Nancy Norr, of Jobs for Minnesotans said the benefits of mining activity and the jobs it will bring to the region is the most important thing. 

"Appropriately named organization when you're talking about the potential for thousands of new jobs associated with future mining activity in the Superior National Forest in Northern Minnesota," she said. 

For Peter Marshall, of Friends of the Boundary Waters, the mines' proximity to the waters is troublesome. 

"While mines wouldn't be in the Boundary Waters, they would be on land, near rivers, near lakes that feed into the Boundary Waters," Marshall said. 

Overall, Norr supports the decision, saying that removing the obstacles for investment will be a net positive for the area. 

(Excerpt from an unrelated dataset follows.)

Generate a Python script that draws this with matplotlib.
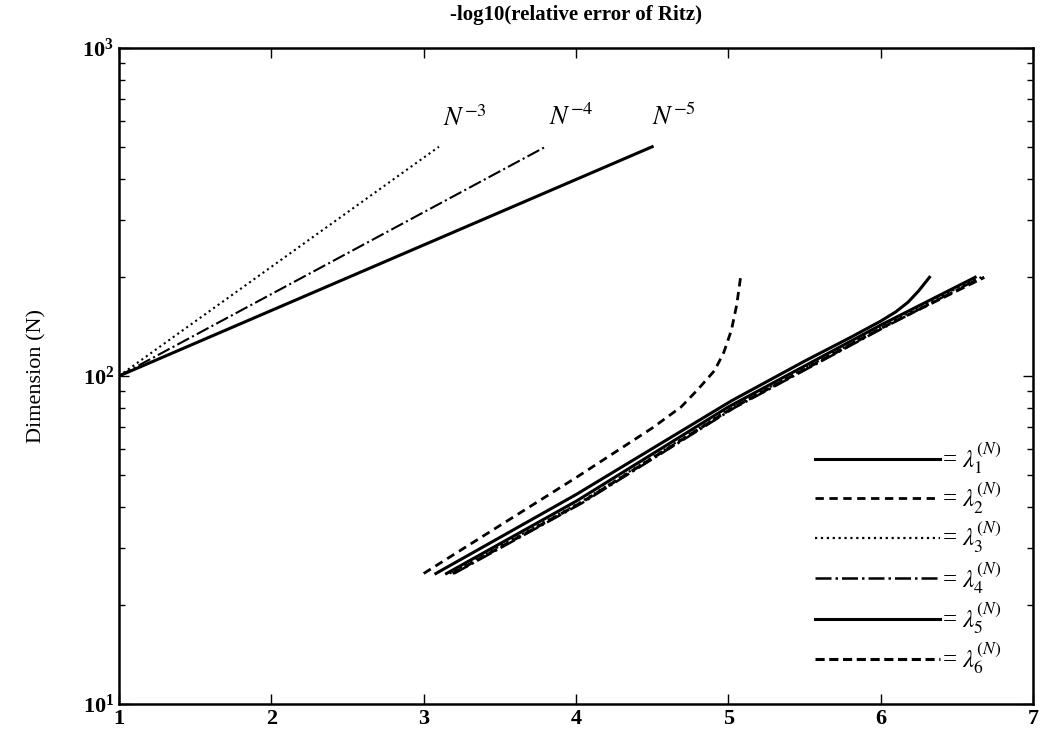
import numpy as np
import matplotlib
matplotlib.use("Agg")
import matplotlib.pyplot as plt

plt.rcParams['font.family'] = ['Liberation Serif', 'DejaVu Serif']
plt.rcParams['mathtext.fontset'] = 'stix'

# reference slopes N^-3, N^-4, N^-5 (straight on semilog axes)
ref_N = [100, 500]
ref_x3 = [1.0, 3.1]
ref_x4 = [1.0, 3.8]
ref_x5 = [1.0, 4.5]
ref_labels = ['$N^{-3}$', '$N^{-4}$', '$N^{-5}$']
ref_label_x = [3.27, 3.97, 4.64]
ref_label_y = [610, 615, 615]

# -log10(relative error) of the Ritz values
lam1_x = [3.08, 4.0, 5.02, 5.5, 5.8, 6.0, 6.1, 6.18, 6.25, 6.32]
lam1_N = [25, 43.5, 84, 111, 131, 147, 157, 168, 182, 200]
lam2_x = [3.0, 4.0, 4.5, 4.69, 4.8, 4.91, 4.97, 5.02, 5.055, 5.08]
lam2_N = [25, 49, 69.4, 80.5, 91, 104, 118, 138, 165, 200]
lam3_x = [3.17, 4.02, 5.02, 6.02, 6.64]
lam3_N = [25, 41, 80, 142, 200]
lam4_x = [3.2, 4.04, 5.04, 6.04, 6.66]
lam4_N = [25, 41, 80, 142, 200]
lam5_x = [3.15, 4.0, 5.0, 6.0, 6.62]
lam5_N = [25, 41.5, 80.5, 143, 200]
lam6_x = [3.19, 4.03, 5.03, 6.03, 6.68]
lam6_N = [25, 41, 80, 142, 200]

series = [(lam1_x, lam1_N), (lam2_x, lam2_N), (lam3_x, lam3_N),
          (lam4_x, lam4_N), (lam5_x, lam5_N), (lam6_x, lam6_N)]
styles = [('-', 2.2), ((0, (3, 2)), 2.0), (':', 1.6),
          ('-.', 1.8), ('-', 2.2), ((0, (3, 1.5)), 2.2)]
labels = ['= $\\lambda_{%d}^{(N)}$' % (i + 1) for i in range(6)]

fig = plt.figure(figsize=(10.52, 7.5), dpi=100)
ax = fig.add_axes([0.1131, 0.0613, 0.8689, 0.8747])

ax.plot(ref_x3, ref_N, color='black', linestyle=':', linewidth=1.5)
ax.plot(ref_x4, ref_N, color='black', linestyle='-.', linewidth=1.5)
ax.plot(ref_x5, ref_N, color='black', linestyle='-', linewidth=2.2)
for lx, ly, lt in zip(ref_label_x, ref_label_y, ref_labels):
    ax.text(lx, ly, lt, ha='center', va='center', fontsize=19,
            fontweight='bold')

for (x, n), (ls, lw), lab in zip(series, styles, labels):
    ax.plot(x, n, color='black', linestyle=ls, linewidth=lw, label=lab)

ax.set_yscale('log')
ax.set_xlim(1, 7)
ax.set_ylim(10, 1000)
ax.set_xticks([1, 2, 3, 4, 5, 6, 7])
ax.tick_params(which='both', direction='in', top=True, right=True,
               labelsize=16)
ax.tick_params(which='major', length=7, width=1)
ax.tick_params(which='minor', length=4, width=1)
for lab in ax.get_xticklabels() + ax.get_yticklabels():
    lab.set_fontweight('bold')
for s in ax.spines.values():
    s.set_linewidth(1.8)

ax.set_title('-log10(relative error of Ritz)', fontsize=15,
             fontweight='bold', pad=20)
ax.set_ylabel('Dimension (N)', fontsize=16, labelpad=26)

leg = ax.legend(loc='lower right', frameon=False, fontsize=18,
                handlelength=5.0, handletextpad=0.1, labelspacing=0.18,
                bbox_to_anchor=(0.99, 0.008))

fig.savefig('out.png', dpi=100)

"This is not a rubberstamp for future mining per se, it is an opportunity for these mining companies to return to an established, fair, regulatory process that allows them the opportunity to invest and explore," she said. 

"It is just on the doorstep of the BWCA," said Lukas Leaf, of Sportsman for the Boundary Waters. "It is, of course, in the Boundary Waters, that can't be done, but it is so close that no matter what...that when it does, it will flow directly into the boundary waters."